The Seven Steps to Perl Mastery by Tom Christiansen
(Reposted - originally by Tom Christiansen, preserved by Ilya Chelpanov at http://i72.narod.ru/perl-mastery.html, reposted here for convenience and posterity.)
The Seven Steps to Perl Mastery
by Tom Christiansen.
A Perl Novice ...
- Thinks CGI and Perl are interchangeable terms.
- Still thinks Perl looks like bad C code viewed over a noisy modem.
- Is insecure about the concept of dollar signs and at signs.
- Thinks Perl should be more like sh or tcl.
- Has heard of the `` Unix mindset '', but hopes it's a treatable condition.
- Can not figure out how to read input from the keyboard.
- Thinks regular expressions are somebody cursing.
- Wonders why no one can give him a straight answer about whether Perl is
compiled or interpreted.
A Perl Initiate ...
- Has begun to learn about $ _
- And does not like it one bit.
- Thinks the -w flag is a waste of time.
- Thinks Perl should be more like C ++ or Java.
- Is still trying to figure why Perl has two different kinds of arrays.
- Knows how to use perlbug, but sends in bogus bug reports.
- Has been bitten by implicit context conversions, but has not caught on yet
to how triggered it.
- Can not keep == separate from eq, and still thinks that + should
concatenate strings.
A Perl User ...
- Thinks Perl is just for text processing.
- Uses the Perl debugger.
- Has used other people's modules.
- Wonders what an object is.
- Knows their way around CPAN.
- Knows the difference between local and my.
- Uses .
- Is still trying to figure what references are for.
- Thinks Perl should be more like scheme or eiffel.
- Submits real bug reports with perlbug.
A Perl Adept ...
- Write JAPHs to impress their friends and annoy their coworkers.
- Begins all programs with use strict.
- Thinks Perl should just be Perl.
- Has taken enough advantage of cryptocontext to annoy others.
- Knows how to create records and objects with hash refs.
- Uses syscall to get at undocumented operating system calls.
- Curses the flexibility of the Perl object system.
- Uses / e in substitutes.
- Has begun to wonder what typeglobs are for.
- Has written their own modules in Perl.
- Begins to look at all data in terms of regular expressions.
- Understands why regexes can not match nested data.
- Rewrites minor utilities in Perl.
A Perl Hacker ...
- Writes games in Perl.
- Has written extension modules in C.
- Uses AUTOLOAD and closures in curious ways.
- Appreciates the aesthetics of the Schwartzian Transform.
- Delights in the flexibility of the Perl object system.

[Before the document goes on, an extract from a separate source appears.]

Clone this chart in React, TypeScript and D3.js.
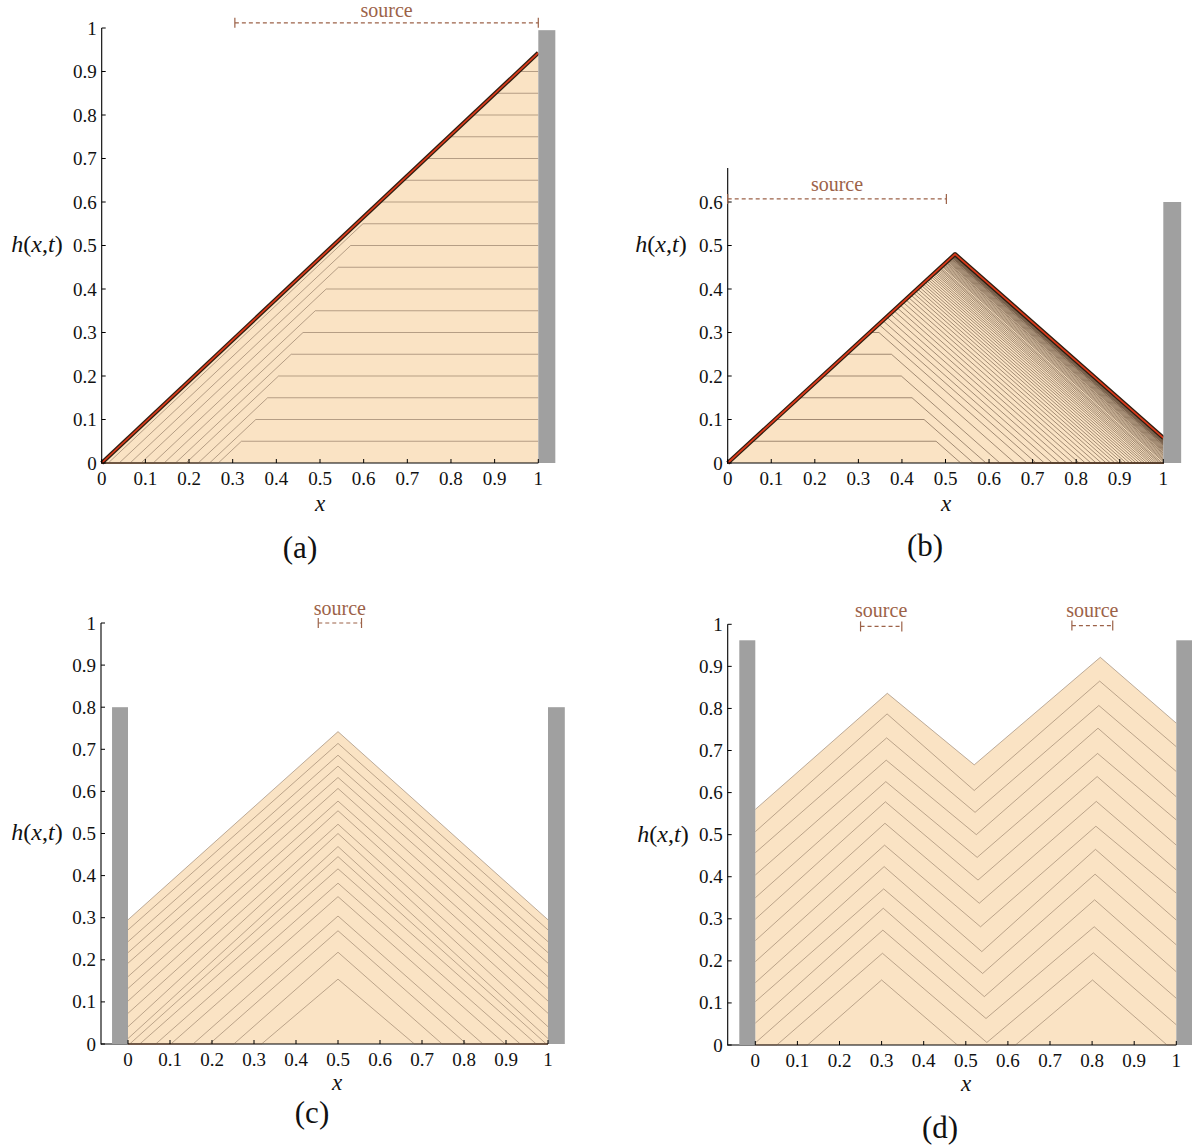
import React from 'react';
import * as d3 from 'd3';

// ---------------- shared ticks ----------------
const xTickValues = [0, 0.1, 0.2, 0.3, 0.4, 0.5, 0.6, 0.7, 0.8, 0.9, 1];
const xTickLabels = ['0', '0.1', '0.2', '0.3', '0.4', '0.5', '0.6', '0.7', '0.8', '0.9', '1'];
const yTickValuesFull = [0, 0.1, 0.2, 0.3, 0.4, 0.5, 0.6, 0.7, 0.8, 0.9, 1];
const yTickLabelsFull = ['0', '0.1', '0.2', '0.3', '0.4', '0.5', '0.6', '0.7', '0.8', '0.9', '1'];
const yTickValuesB = [0, 0.1, 0.2, 0.3, 0.4, 0.5, 0.6];
const yTickLabelsB = ['0', '0.1', '0.2', '0.3', '0.4', '0.5', '0.6'];

// ---------------- panel (a) ----------------
const aLevels = [0.05, 0.1, 0.15, 0.2, 0.25, 0.3, 0.35, 0.4, 0.45, 0.5, 0.55, 0.6, 0.65, 0.7, 0.75, 0.8, 0.85, 0.9];
const aFoot = [0.267, 0.247, 0.221, 0.193, 0.169, 0.143, 0.118, 0.09, 0.065, 0.04, 0.015, 0, 0, 0, 0, 0, 0, 0];
const aFinalTop = 0.943; // h at x = 1 of final profile
const aWall = { x0: 1.0, x1: 1.039, top: 0.995 };
const aSource = { x0: 0.305, x1: 1.0, h: 1.012 };

// ---------------- panel (b) ----------------
const bLeftSlope = 0.92;
const bRightSlope = 0.883;
const bPlateauLevels = [0.05, 0.1, 0.15, 0.2, 0.25, 0.3];
const bPlateauFoot = [0.535, 0.564, 0.593, 0.625, 0.659, 0.687];
const bPeakFoot = [0.708, 0.727, 0.745, 0.762, 0.778, 0.793, 0.807, 0.821, 0.834, 0.846, 0.858, 0.869, 0.879, 0.889, 0.898, 0.907, 0.915, 0.923, 0.931, 0.938, 0.945, 0.952, 0.958, 0.964, 0.97, 0.975, 0.98, 0.985, 0.99, 0.994, 0.998];
const bWallH = [0.003, 0.006, 0.009, 0.012, 0.015, 0.018, 0.021, 0.023, 0.026, 0.028, 0.03, 0.032, 0.034, 0.036, 0.038, 0.04, 0.041, 0.043, 0.044, 0.045, 0.046, 0.047, 0.048, 0.049, 0.05, 0.051, 0.052, 0.0525, 0.053, 0.0535, 0.054, 0.0545, 0.055, 0.0555, 0.056, 0.0565, 0.057, 0.0575, 0.058];
const bWall = { x0: 1.0, x1: 1.041, top: 0.6 };
const bSource = { x0: 0.0, x1: 0.502, h: 0.607 };

// ---------------- panel (c) ----------------
const cPeak = [0.154, 0.218, 0.269, 0.304, 0.35, 0.382, 0.416, 0.445, 0.469, 0.5, 0.522, 0.554, 0.577, 0.607, 0.633, 0.66, 0.686, 0.714, 0.742];
const cWallH = [0, 0, 0, 0, 0, 0, 0, 0, 0.013, 0.041, 0.073, 0.102, 0.132, 0.16, 0.192, 0.217, 0.243, 0.271, 0.295];
const cFoot = [0.318, 0.252, 0.194, 0.155, 0.102, 0.066, 0.028, 0.004, 0, 0, 0, 0, 0, 0, 0, 0, 0, 0, 0];
const cWalls = [{ x0: -0.038, x1: 0, top: 0.8 }, { x0: 1.0, x1: 1.04, top: 0.8 }];
const cSources = [{ x0: 0.453, x1: 0.556, h: 1.0 }];

// ---------------- panel (d) ----------------
const dPeak1X = [0.3, 0.302, 0.303, 0.304, 0.305, 0.306, 0.307, 0.308, 0.309, 0.31, 0.311, 0.312, 0.313, 0.3135];
const dPeak1H = [0.1545, 0.218, 0.273, 0.325, 0.371, 0.424, 0.475, 0.527, 0.578, 0.626, 0.677, 0.73, 0.787, 0.836];
const dValleyLX = [0.48, 0.55, 0.548, 0.544, 0.54, 0.538, 0.535, 0.532, 0.529, 0.527, 0.525, 0.522, 0.52, 0.52];
const dValleyRX = [0.618, 0.55, 0.548, 0.544, 0.54, 0.538, 0.535, 0.532, 0.529, 0.527, 0.525, 0.522, 0.52, 0.52];
const dValleyH = [0, 0.006, 0.063, 0.115, 0.17, 0.222, 0.281, 0.337, 0.392, 0.446, 0.5, 0.553, 0.605, 0.666];
const dPeak2X = [0.801, 0.803, 0.805, 0.806, 0.807, 0.808, 0.809, 0.81, 0.812, 0.813, 0.814, 0.816, 0.818, 0.8195];
const dPeak2H = [0.1545, 0.219, 0.281, 0.345, 0.406, 0.465, 0.52, 0.579, 0.638, 0.693, 0.753, 0.807, 0.865, 0.9216];
const dWallLH = [0, 0, 0.005, 0.052, 0.103, 0.148, 0.198, 0.248, 0.299, 0.35, 0.404, 0.457, 0.507, 0.56];
const dFootL = [0.124, 0.051, 0, 0, 0, 0, 0, 0, 0, 0, 0, 0, 0, 0];
const dWallRH = [0, 0.048, 0.111, 0.174, 0.238, 0.297, 0.361, 0.416, 0.475, 0.535, 0.59, 0.65, 0.709, 0.765];
const dFootR = [0.978, 1, 1, 1, 1, 1, 1, 1, 1, 1, 1, 1, 1, 1];
const dWalls = [{ x0: -0.038, x1: 0, top: 0.962 }, { x0: 1.0, x1: 1.04, top: 0.962 }];
const dSources = [{ x0: 0.25, x1: 0.348, h: 0.995 }, { x0: 0.752, x1: 0.849, h: 0.997 }];

type Pt = [number, number];

// ---------------- profile builders ----------------
function profilesA(): Pt[][] {
  return aLevels.map((L, i) => {
    const a = aFoot[i];
    return [[0, 0], [a, 0], [a + L / aFinalTop, L], [1, L]] as Pt[];
  });
}
const finalA: Pt[] = [[0, 0], [1, aFinalTop]];

function profilesB(): Pt[][] {
  const res: Pt[][] = [];
  bPlateauLevels.forEach((L, i) => {
    const b = bPlateauFoot[i];
    res.push([[0, 0], [L / bLeftSlope, L], [b - L / bRightSlope, L], [b, 0], [1, 0]]);
  });
  bPeakFoot.forEach((b) => {
    const xp = (bRightSlope * b) / (bLeftSlope + bRightSlope);
    res.push([[0, 0], [xp, bLeftSlope * xp], [b, 0], [1, 0]]);
  });
  bWallH.forEach((w) => {
    const xp = (w + bRightSlope) / (bLeftSlope + bRightSlope);
    res.push([[0, 0], [xp, bLeftSlope * xp], [1, w]]);
  });
  return res;
}

function profilesC(): Pt[][] {
  return cPeak.map((p, i) => {
    const w = cWallH[i];
    if (w > 0) return [[0, w], [0.5, p], [1, w]] as Pt[];
    const f = cFoot[i];
    return [[0, 0], [f, 0], [0.5, p], [1 - f, 0], [1, 0]] as Pt[];
  });
}

function profilesD(): Pt[][] {
  return dPeak1H.map((p1, i) => {
    const pts: Pt[] = [];
    if (dWallLH[i] > 0) pts.push([0, dWallLH[i]]);
    else { pts.push([0, 0]); pts.push([dFootL[i], 0]); }
    pts.push([dPeak1X[i], p1]);
    pts.push([dValleyLX[i], dValleyH[i]]);
    if (dValleyRX[i] !== dValleyLX[i]) pts.push([dValleyRX[i], dValleyH[i]]);
    pts.push([dPeak2X[i], dPeak2H[i]]);
    if (dWallRH[i] > 0) pts.push([1, dWallRH[i]]);
    else { pts.push([dFootR[i], 0]); pts.push([1, 0]); }
    return pts;
  });
}

// ---------------- styles ----------------
const FONT = '"Liberation Serif", "DejaVu Serif", serif';
const FILL = '#fae3c4';
const WALL = '#a0a0a0';
const SRC = '#9c6248';
const RED = '#dc3a1b';

interface Box { x0: number; x1: number; top: number }
interface Src { x0: number; x1: number; h: number }

interface PanelProps {
  xr: [number, number];
  yr: [number, number];
  axisX: number;
  yTop: number;
  yTicks: number[];
  yTickLabels: string[];
  profiles: Pt[][];
  final: Pt[];
  redFinal: boolean;
  lineColor: string;
  lineOpacity: number;
  walls: Box[];
  sources: Src[];
  srcLabelDy: number;
  yLabel: [number, number];
  xLabel: [number, number];
  caption: string;
  captionPos: [number, number];
}

function Panel(props: PanelProps) {
  const xs = d3.scaleLinear().domain([0, 1]).range(props.xr);
  const ys = d3.scaleLinear().domain([0, 1]).range(props.yr);
  const line = d3.line<Pt>().x((d) => xs(d[0])).y((d) => ys(d[1]));
  const area = d3.area<Pt>().x((d) => xs(d[0])).y0(ys(0)).y1((d) => ys(d[1]));
  const y0 = ys(0);
  const axisRight = xs(1);
  const txt = { fontFamily: FONT };
  return (
    <g>
      <path d={area(props.final) || ''} fill={FILL} stroke="none" />
      <line x1={props.axisX} x2={axisRight} y1={y0} y2={y0} stroke="#000" strokeWidth={1.1} />
      {props.profiles.map((p, i) => (
        <path key={i} d={line(p) || ''} fill="none" stroke={props.lineColor} strokeOpacity={props.lineOpacity} strokeWidth={0.9} strokeLinejoin="round" />
      ))}
      {props.redFinal ? (
        <g>
          <path d={line(props.final) || ''} fill="none" stroke="#2e1d10" strokeWidth={4.2} strokeLinejoin="round" />
          <path d={line(props.final) || ''} fill="none" stroke={RED} strokeWidth={1.7} strokeLinejoin="round" />
        </g>
      ) : (
        <path d={line(props.final) || ''} fill="none" stroke={props.lineColor} strokeOpacity={props.lineOpacity} strokeWidth={0.9} strokeLinejoin="round" />
      )}
      {props.walls.map((w, i) => (
        <rect key={i} x={xs(w.x0)} y={ys(w.top)} width={xs(w.x1) - xs(w.x0)} height={y0 - ys(w.top)} fill={WALL} />
      ))}
      <line x1={props.axisX} x2={props.axisX} y1={y0 + 0.5} y2={ys(props.yTop)} stroke="#000" strokeWidth={1.1} />
      {props.yTicks.map((t, i) => (
        <g key={i}>
          <line x1={props.axisX} x2={props.axisX + 4} y1={ys(t)} y2={ys(t)} stroke="#000" strokeWidth={1} />
          <text x={props.axisX - 5} y={ys(t) + 6.5} textAnchor="end" style={txt} fontSize={19} fill="#111">
            {props.yTickLabels[i]}
          </text>
        </g>
      ))}
      {xTickValues.map((t, i) => (
        <g key={i}>
          <line x1={xs(t)} x2={xs(t)} y1={y0} y2={y0 - 4} stroke="#000" strokeWidth={1} />
          <text x={xs(t)} y={y0 + 22} textAnchor="middle" style={txt} fontSize={19} fill="#111">
            {xTickLabels[i]}
          </text>
        </g>
      ))}
      {props.sources.map((s, i) => {
        const yy = ys(s.h);
        const xa = xs(s.x0);
        const xb = xs(s.x1);
        return (
          <g key={i}>
            <line x1={xa} x2={xb} y1={yy} y2={yy} stroke={SRC} strokeWidth={1.2} strokeDasharray="4,3" />
            <line x1={xa} x2={xa} y1={yy - 5} y2={yy + 5} stroke={SRC} strokeWidth={1.2} />
            <line x1={xb} x2={xb} y1={yy - 5} y2={yy + 5} stroke={SRC} strokeWidth={1.2} />
            <text x={(xa + xb) / 2} y={yy + props.srcLabelDy} textAnchor="middle" style={txt} fontSize={20} fill={SRC}>
              source
            </text>
          </g>
        );
      })}
      <text x={props.yLabel[0]} y={props.yLabel[1]} textAnchor="middle" style={txt} fontSize={24} fill="#111">
        <tspan fontStyle="italic">h</tspan>(<tspan fontStyle="italic">x</tspan>,<tspan fontStyle="italic">t</tspan>)
      </text>
      <text x={props.xLabel[0]} y={props.xLabel[1]} textAnchor="middle" style={txt} fontSize={23} fontStyle="italic" fill="#111">
        x
      </text>
      <text x={props.captionPos[0]} y={props.captionPos[1]} textAnchor="middle" style={txt} fontSize={31} fill="#111">
        {props.caption}
      </text>
    </g>
  );
}

export default function App() {
  const pa = profilesA();
  const pb = profilesB();
  const finalB = pb[pb.length - 1];
  const pc = profilesC();
  const finalC = pc[pc.length - 1];
  const pd = profilesD();
  const finalD = pd[pd.length - 1];
  return (
    <svg width={1192} height={1145} style={{ position: 'absolute', left: 0, top: 0, background: '#fff' }}>
      <rect x={0} y={0} width={1192} height={1145} fill="#fff" />
      <Panel
        xr={[101.7, 538.3]}
        yr={[463, 28]}
        axisX={101.7}
        yTop={1.0}
        yTicks={yTickValuesFull}
        yTickLabels={yTickLabelsFull}
        profiles={pa}
        final={finalA}
        redFinal={true}
        lineColor="#6e5643"
        lineOpacity={0.55}
        walls={[aWall]}
        sources={[aSource]}
        srcLabelDy={-6}
        yLabel={[37, 252]}
        xLabel={[320, 511]}
        caption="(a)"
        captionPos={[300, 558]}
      />
      <Panel
        xr={[727.7, 1163.3]}
        yr={[463, 28]}
        axisX={727.7}
        yTop={0.678}
        yTicks={yTickValuesB}
        yTickLabels={yTickLabelsB}
        profiles={pb.slice(0, pb.length - 1)}
        final={finalB}
        redFinal={true}
        lineColor="#5a4330"
        lineOpacity={0.62}
        walls={[bWall]}
        sources={[bSource]}
        srcLabelDy={-8}
        yLabel={[661, 252]}
        xLabel={[946, 511]}
        caption="(b)"
        captionPos={[925, 556]}
      />
      <Panel
        xr={[128, 548]}
        yr={[1044, 623]}
        axisX={101}
        yTop={1.0}
        yTicks={yTickValuesFull}
        yTickLabels={yTickLabelsFull}
        profiles={pc.slice(0, pc.length - 1)}
        final={finalC}
        redFinal={false}
        lineColor="#6e5643"
        lineOpacity={0.5}
        walls={cWalls}
        sources={cSources}
        srcLabelDy={-8}
        yLabel={[37, 840]}
        xLabel={[337, 1090]}
        caption="(c)"
        captionPos={[312, 1123]}
      />
      <Panel
        xr={[755.3, 1176.3]}
        yr={[1045, 624.3]}
        axisX={727.7}
        yTop={1.0}
        yTicks={yTickValuesFull}
        yTickLabels={yTickLabelsFull}
        profiles={pd.slice(0, pd.length - 1)}
        final={finalD}
        redFinal={false}
        lineColor="#6e5643"
        lineOpacity={0.5}
        walls={dWalls}
        sources={dSources}
        srcLabelDy={-9}
        yLabel={[663, 842]}
        xLabel={[966, 1091]}
        caption="(d)"
        captionPos={[940, 1138]}
      />
    </svg>
  );
}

- Has written their own pod2XXX translator.
- Understands the output from Perl -Dflags.
- Accesses the Perl symbol table directly.
- Submits bug reports with working patches.
- Edits files using a special Perl-embedded version of vi or emacs.
- Has contributed modules, manpages, and tools to the standard Perl
distribution.
A Perl Guru ...
- Can answer any Perl question instantly.
- Can write anything in Perl
- And does.
- Takes advantage of undocumented language features.
- Writes code that gives even Larry pause.
- Implements opaque objects and compiled regexes using closures.
- Can read and understand the output of the perl-to-C compiler.
- Embeds Perl interpreters in larger applications.
- Has written their own -d: debugger module.
- Used object-oriented programming before it existed.
- Is debating taking their turn with the patch pumpkin.
A Perl Wizard ...
- Is on a first-name basis with Larry's wife.
- Has written or rewritten major subsystems of the Perl compiler or
interpreter.
- Is thinking about rewriting the regex engine, the memory allocator, or
the garbage collector.
- Does not write games in Perl because they realize that Perl * is * the game.
(If anyone wonders, I'm somewhere between Perl Adept, Hacker, and Guru - but I did contribute one of the versions of the key-hash algorithm to Perl CORE lo these many years ago.)